When I hear certain songs, I am transported back in time. If I hear a Duran Duran song, I am a fourteen-year-old girl again who is in love with bassist John Taylor. When I hear a Norah Jones song, it takes me back to the summer I spent hanging out with my bestie listening to great music, drinking wine and eating too many Krispy Kreme donuts.
And while we can’t move forward in life if we stay focused on the past, sometimes we have to stop for a second and relive a moment that made us feel hopeful. We can then use that hope as fuel to propel us forward when life gets to be too much.
4. Music is cathartic. It allows you to lean into a difficult emotion and feel it.
Didn’t I just say that we should get lost in the music and let it transport us back to a happier time? I did, and we should. But sometimes, the best therapy is not running away from our feelings, but instead running to them. When we face our emotions head on, gradually, they lose the power to hurt us.

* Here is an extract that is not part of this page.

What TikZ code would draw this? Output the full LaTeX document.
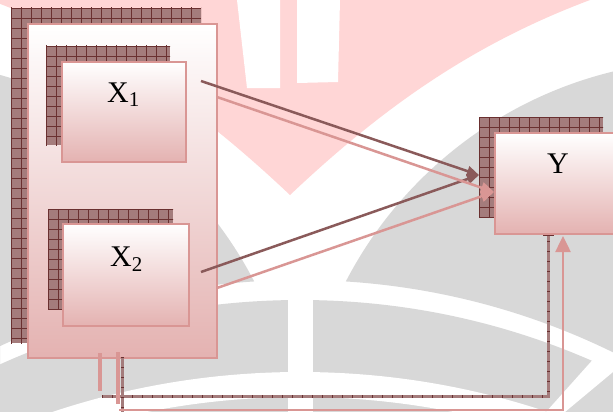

Play that song. The one that makes you feel everything. And for those two-and-a-half minutes, let your emotions rule you. When the time is up, acknowledge that being honest about your emotions didn’t kill you, and move forward.
Vacation from Reality
I am only days away from going to see Queen in concert for the third time. It will be a welcome vacation from reality. For those two hours, I will listen to my favorite band and allow my mind to shut down. I will let the music take over so I can rest.
I will allow the music of Queen to articulate all the feelings I can’t put into words. I will revel in the memories and lean into the residual heartache. I will not consciously feel anything, but in the process, I will feel everything. When Queen’s set is over, I will stand up—with a clear mind and heart—prepared for whatever comes next.